Record spring and summer rainfall in many locations across the Midwest and Eastern Seaboard literally dampened the 2003 performance in the nation’s campground sector.
“Overall, I think 2003 was a flat year for most people,” explained Linda Profaizer, president and CEO of the National Association of RV Parks and Campgrounds (ARVC). And even though the weather improved significantly in the fall, she said, “I don’t think that too many (campground operators) really fully recovered from the rains and the extreme weather that we had.”
But that outlook brightened considerably in the early portion of 2004, as several of the nation’s leading RV park and campground chains reported a noticeable upturn in reservations and occupancy levels for January and February.
“What we’re seeing in ’04 is a dramatic turnaround from the first six weeks of ’03,” said David Napp, co-founder and CEO of Scottsdale, Ariz.-based Encore Communities, Inc., which owns and operates 31 RV parks in Florida, Texas, Arizona and California. “We’re running 5 to 5.5 percent higher occupancies than we had last year.”
Although Encore’s parks escaped much of the wet weather in 2003, Napp said concerns over the war with Iraq and the economy were also significant factors. “2003 was heavily impacted in the first four months by the war with Iraq,” he said. “As a result, we saw many of our winter people going home early.”
Mike Gast, communications director for Billings, Mont.-based Kampgrounds of America, Inc. (KOA), which franchises and directly operates nearly 500 campgrounds in North America, said the company’s preliminary indications also are positive for 2004.
“We’ve gotten off to a rousing start in the southern states, especially Florida,” he said. “We’re really anticipating a banner year.”
In 2003, KOA’s business also felt the effects of heavy rains and the threat of war. Overall, KOA’s camper nights fell by 3 % to 4 % last year, although revenue was down just 1%, according to Gast. “At this time last year,” he said, “we were waiting for the war to start. … People weren’t leaving their television sets. It was just a different time.”
He added, “Last year, we had 11 weekends in a row with rain on the East Coast. The Northeast had just about as bad a start as you can get because of that rain.”
KOA parks in Ontario, Canada, had the added burden of publicity surrounding the brief SARS epidemic. Gast said parks in the Toronto area, however, are starting to experience “some rebound.”
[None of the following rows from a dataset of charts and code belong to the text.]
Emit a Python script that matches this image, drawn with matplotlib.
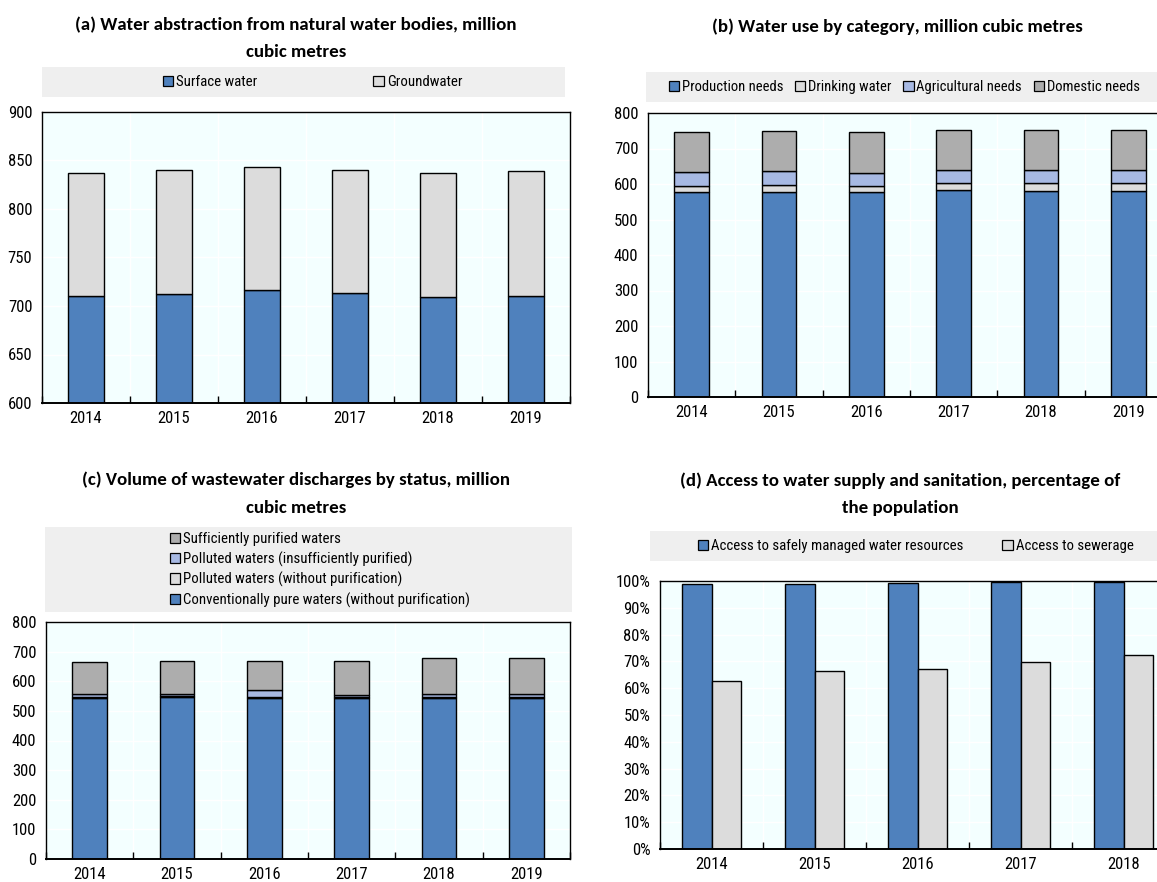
import numpy as np
import matplotlib
matplotlib.use("Agg")
from matplotlib import pyplot as plt
from matplotlib.patches import Patch, Rectangle
from matplotlib.ticker import PercentFormatter

years = ["2014", "2015", "2016", "2017", "2018", "2019"]
years_access = ["2014", "2015", "2016", "2017", "2018"]

# (a) abstraction, million m3
surface_water = [710, 712, 717, 713, 709, 710]
groundwater = [127, 128, 126, 127, 128, 129]

# (b) use by category, million m3
production_needs = [578, 578, 578, 583, 581, 581]
drinking_water = [16, 18, 16, 21, 22, 22]
agricultural_needs = [39, 40, 38, 36, 37, 37]
domestic_needs = [113, 113, 115, 113, 111, 111]

# (c) wastewater discharges, million m3
conventionally_pure = [544, 546, 543, 543, 544, 545]
polluted_no_purification = [4, 3, 3, 3, 3, 3]
polluted_insufficient = [8, 7, 25, 7, 9, 9]
sufficiently_purified = [108, 111, 96, 114, 122, 122]

# (d) access, % of population
access_water = [99.0, 99.0, 99.4, 99.8, 99.8]
access_sewerage = [62.7, 66.6, 67.1, 69.6, 72.3]

BLUE = "#4F81BD"
LIGHT_GREY = "#DCDCDC"
LIGHT_BLUE = "#A7B9E3"
DARK_GREY = "#ADADAD"
AX_BG = "#F3FFFF"
LEG_BG = "#EFEFEF"

W, H = 1157, 882
plt.rcParams["font.family"] = ["Roboto Condensed", "DejaVu Sans"]
plt.rcParams["font.size"] = 12

fig = plt.figure(figsize=(W / 100, H / 100), dpi=100)


def px_rect(x0, y0, x1, y1):
    # pixel box (top-left origin) -> figure fraction [l, b, w, h]
    return [x0 / W, 1 - y1 / H, (x1 - x0) / W, (y1 - y0) / H]


def add_axes(x0, y0, x1, y1):
    ax = fig.add_axes(px_rect(x0, y0, x1, y1))
    ax.set_facecolor(AX_BG)
    for s in ax.spines.values():
        s.set_color("black")
        s.set_linewidth(1.0)
    ax.spines["bottom"].set_linewidth(1.4)
    ax.set_axisbelow(True)
    ax.tick_params(axis="y", length=0, pad=7, labelsize=12)
    ax.tick_params(axis="x", which="major", length=0, pad=6, labelsize=12)
    ax.tick_params(axis="x", which="minor", direction="in", length=5,
                   width=1, color="black")
    ax.grid(axis="y", color="white", lw=1)
    ax.grid(axis="x", which="minor", color="white", lw=1)
    return ax


def legend_box(x0, y0, x1, y1):
    fig.patches.append(Rectangle((x0 / W, 1 - y1 / H), (x1 - x0) / W,
                                 (y1 - y0) / H, transform=fig.transFigure,
                                 facecolor=LEG_BG, edgecolor="none", zorder=-1))


def title(x, y, text):
    fig.text(x / W, 1 - y / H, text, ha="center", va="center",
             fontsize=13.6, fontweight="bold", family=["Carlito", "DejaVu Sans"])


def handles(colors, labels):
    return [Patch(facecolor=c, edgecolor="black", lw=0.9, label=l)
            for c, l in zip(colors, labels)]


def stacked(ax, series, colors):
    x = np.arange(len(years))
    bottom = np.zeros(len(years))
    for vals, c in zip(series, colors):
        ax.bar(x, vals, 0.4, bottom=bottom, color=c, edgecolor="black",
               linewidth=1.0)
        bottom += np.array(vals)
    ax.set_xlim(-0.5, len(years) - 0.5)
    ax.set_xticks(x)
    ax.set_xticklabels(years)
    ax.set_xticks(np.arange(len(years) + 1) - 0.5, minor=True)


leg_kw = dict(frameon=False, handlelength=0.7, handleheight=0.7,
              handletextpad=0.2, fontsize=10.7, borderaxespad=0)

# (a)
title(296, 25, "(a) Water abstraction from natural water bodies, million")
title(296, 52, "cubic metres")
legend_box(42, 67, 565, 97)
ax_a = add_axes(42, 112, 570, 403)
stacked(ax_a, [surface_water, groundwater], [BLUE, LIGHT_GREY])
ax_a.set_ylim(600, 900)
ax_a.set_yticks(np.arange(600, 901, 50))
ax_a.legend(handles=handles([BLUE, LIGHT_GREY], ["Surface water", "Groundwater"]),
            loc="center left", bbox_to_anchor=(157 / W, 1 - 82 / H),
            bbox_transform=fig.transFigure, ncol=2, columnspacing=7.8, **leg_kw)

# (b)
title(897, 27, "(b) Water use by category, million cubic metres")
legend_box(646, 72, 1157, 102)
ax_b = add_axes(648, 113, 1172, 397)
stacked(ax_b, [production_needs, drinking_water, agricultural_needs, domestic_needs],
        [BLUE, LIGHT_GREY, LIGHT_BLUE, DARK_GREY])
ax_b.set_ylim(0, 800)
ax_b.set_yticks(np.arange(0, 801, 100))
leg_b = dict(leg_kw, fontsize=10.5)
ax_b.legend(handles=handles([BLUE, LIGHT_GREY, LIGHT_BLUE, DARK_GREY],
                            ["Production needs", "Drinking water",
                             "Agricultural needs", "Domestic needs"]),
            loc="center left", bbox_to_anchor=(663 / W, 1 - 87 / H),
            bbox_transform=fig.transFigure, ncol=4, columnspacing=0.8, **leg_b)

# (c)
title(296, 480, "(c) Volume of wastewater discharges by status, million")
title(296, 508, "cubic metres")
legend_box(45, 527, 572, 612)
ax_c = add_axes(46, 622, 570, 859)
stacked(ax_c, [conventionally_pure, polluted_no_purification,
               polluted_insufficient, sufficiently_purified],
        [BLUE, LIGHT_GREY, LIGHT_BLUE, DARK_GREY])
ax_c.set_ylim(0, 800)
ax_c.set_yticks(np.arange(0, 801, 100))
ax_c.legend(handles=handles([DARK_GREY, LIGHT_BLUE, LIGHT_GREY, BLUE],
                            ["Sufficiently purified waters",
                             "Polluted waters (insufficiently purified)",
                             "Polluted waters (without purification)",
                             "Conventionally pure waters (without purification)"]),
            loc="center left", bbox_to_anchor=(164 / W, 1 - 570 / H),
            bbox_transform=fig.transFigure, ncol=1, labelspacing=0.35, **leg_kw)

# (d)
title(900, 481, "(d) Access to water supply and sanitation, percentage of")
title(900, 508, "the population")
legend_box(650, 531, 1157, 561)
ax_d = add_axes(660, 581, 1175, 849)
xd = np.arange(len(years_access))
ax_d.bar(xd - 0.145, access_water, 0.29, color=BLUE, edgecolor="black", linewidth=1.0)
ax_d.bar(xd + 0.145, access_sewerage, 0.29, color=LIGHT_GREY, edgecolor="black",
         linewidth=1.0)
ax_d.set_xlim(-0.5, len(years_access) - 0.5)
ax_d.set_xticks(xd)
ax_d.set_xticklabels(years_access)
ax_d.set_xticks(np.arange(len(years_access) + 1) - 0.5, minor=True)
ax_d.set_ylim(0, 100)
ax_d.set_yticks(np.arange(0, 101, 10))
ax_d.yaxis.set_major_formatter(PercentFormatter(decimals=0))
ax_d.legend(handles=handles([BLUE, LIGHT_GREY],
                            ["Access to safely managed water resources",
                             "Access to sewerage"]),
            loc="center left", bbox_to_anchor=(692 / W, 1 - 546 / H),
            bbox_transform=fig.transFigure, ncol=2, columnspacing=2.6, **leg_kw)

fig.savefig("out.png", dpi=100, facecolor="white")
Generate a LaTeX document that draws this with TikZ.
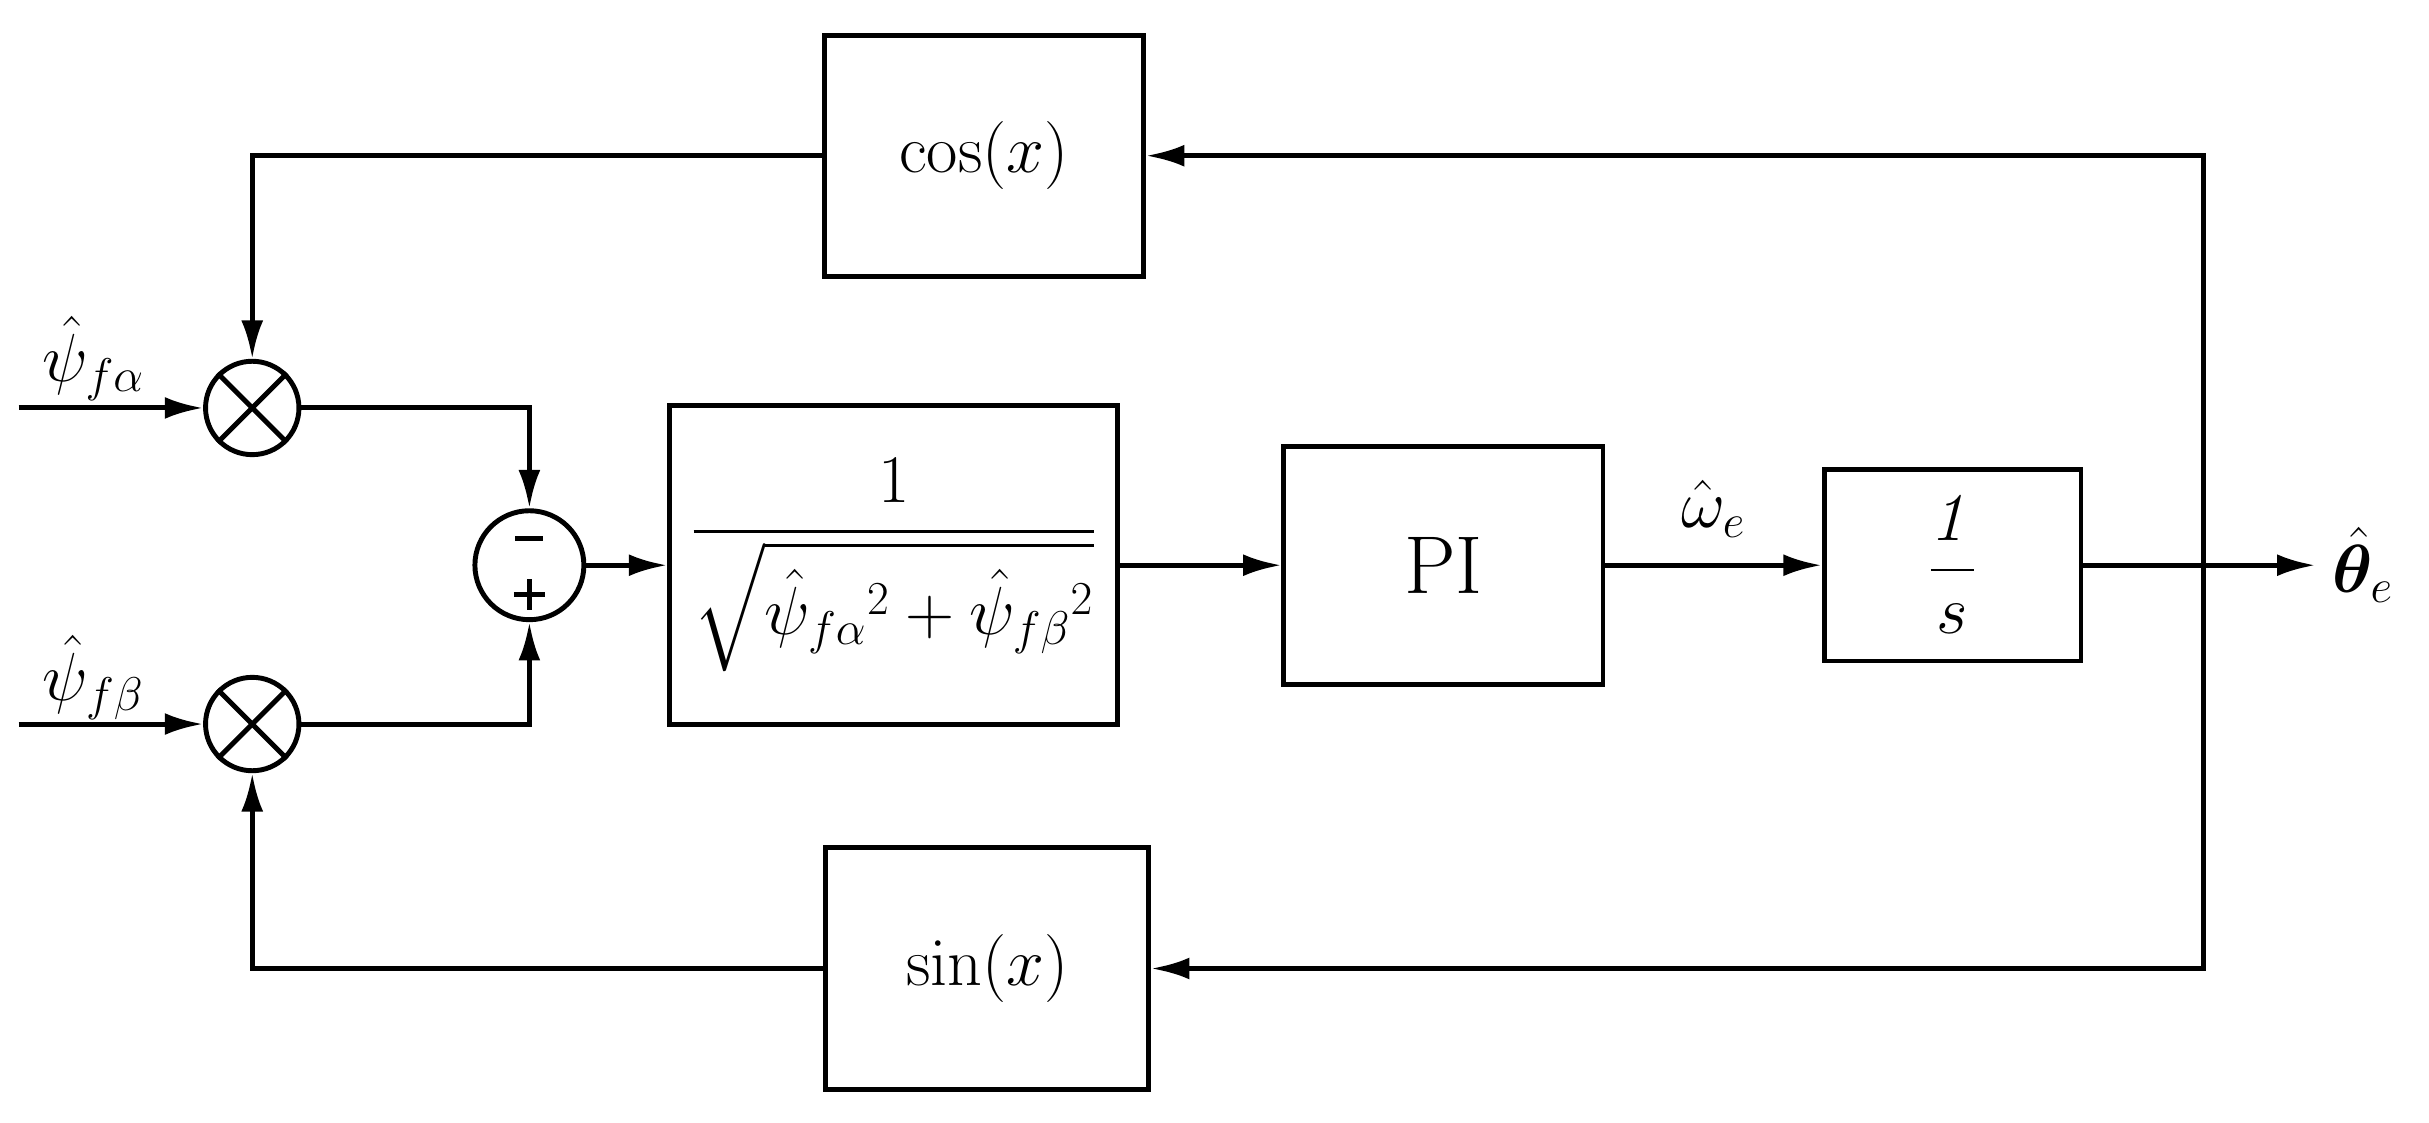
\documentclass[tikz,border=0pt]{standalone}
\usepackage{amsmath,amssymb,bm}
\usetikzlibrary{arrows.meta,calc}
\begin{document}
\begin{tikzpicture}[x=0.02cm,y=-0.02cm,
  line width=1.8pt,
  blk/.style={draw,line width=1.8pt,inner sep=0pt,font=\fontsize{26}{30}\selectfont},
  arr/.style={-{Latex[length=14pt,width=8pt]}},
  lbl/.style={font=\fontsize{26}{30}\selectfont}]
\useasboundingbox (0,0) rectangle (1560,721);
\node[blk,minimum width=4.1cm,minimum height=3.1cm] (cos) at (632,100) {$\cos(x)$};
\node[blk,minimum width=4.15cm,minimum height=3.1cm] (sin) at (634,622) {$\sin(x)$};
\node[blk,minimum width=5.76cm,minimum height=4.1cm] (sq) at (574,363) {$\dfrac{1}{\sqrt{\hat{\psi}_{f\alpha}{}^2+\hat{\psi}_{f\beta}{}^2}}$};
\node[blk,minimum width=4.1cm,minimum height=3.06cm,font=\fontsize{30}{34}\selectfont] (pi) at (927,363) {PI};
\node[blk,minimum width=3.3cm,minimum height=2.46cm] (int) at (1254,363) {$\dfrac{\mathit{1}}{s}$};
\node[draw,circle,minimum size=1.2cm,inner sep=0pt] (m1) at (162,262) {};
\node[draw,circle,minimum size=1.2cm,inner sep=0pt] (m2) at (162,465) {};
\foreach \m in {m1,m2}{
  \draw (\m.45) -- (\m.225); \draw (\m.135) -- (\m.315);}
\node[draw,circle,minimum size=1.4cm,inner sep=0pt] (s) at (340,363) {};
\draw ($(s)+(-9,-17)$) -- ($(s)+(9,-17)$);
\draw ($(s)+(-10,19)$) -- ($(s)+(10,19)$) ($(s)+(0,9)$) -- ($(s)+(0,29)$);
\coordinate (in1) at (12,262); \coordinate (in2) at (12,465);
\coordinate (rt) at (1415,363); \coordinate (out) at (1487,363);
\draw[arr] (in1) -- (m1); \draw[arr] (in2) -- (m2);
\node[lbl] (l1) at (60,230) {$\hat{\psi}_{f\alpha}$};
\node[lbl] (l2) at (60,435) {$\hat{\psi}_{f\beta}$};
\draw[arr] (cos.west) -| (m1.north);
\draw[arr] (sin.west) -| (m2.south);
\draw[arr] (m1.east) -| (s.north);
\draw[arr] (m2.east) -| (s.south);
\draw[arr] (s.east) -- (sq.west);
\draw[arr] (sq.east) -- (pi.west);
\draw[arr] (pi.east) -- node[lbl,above=6pt] (w) {$\hat{\omega}_e$} (int.west);
\draw[arr] (int.east) -- (out);
\node[lbl,right=2pt] (th) at (out) {$\hat{\bm{\theta}}_e$};
\draw[arr] (rt) |- (cos.east);
\draw[arr] (rt) |- (sin.east);
\end{tikzpicture}
\end{document}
Texas appeared to have escaped much of the malaise affecting other campground operators in 2003. Brian Schaeffer, executive director of the Texas Association of Campground Owners (TACO), polled more than two dozen campgrounds across the Lone Star State and many told him their business was up anywhere from 1% to 20% with the average increase being in the 6% to 8% range.
Schaeffer said campground operators are telling him that 2004 thus far is outperforming 2003.
“We believe the very cold winter will be excellent for our snowbird business in 2004.”
Nationally, Profaizer said, park owners are “seeing more people at the shows and they’re getting more reservations” than last year at this time.
Dean Crawford, vice president of Milford, Ohio-based Leisure Systems Inc., which owns Yogi Bear’s Jellystone Camp Resorts chain, which has 69 sites, said: “We just had our regional meetings and it appears that reservations are coming in really strong and heavier than last year.”
Robert Klos, executive director of Campground Owners of New York (CONY), said RV show attendance is a significant indicator of future campground and RV park business. He added that attendance was up from 10% to 18% at RV shows he attended in the Northeast through February, a significant increase from last year’s attendance.
Participants in all sectors of the tourism industry, meanwhile, are cautiously optimistic about 2004 and 2005. Business and leisure travel spending across all industry segments was expected to increase 4.4% to $568 billion in 2004, compared to $544 billion in 2003, according to the latest annual travel forecast compiled by the Travel Industry Association (TIA).
The Washington D.C.-based nonprofit association’s annual forecast anticipates $594 billion in business and leisure travel spending in 2005, surpassing for the first time the industry record set in 2000.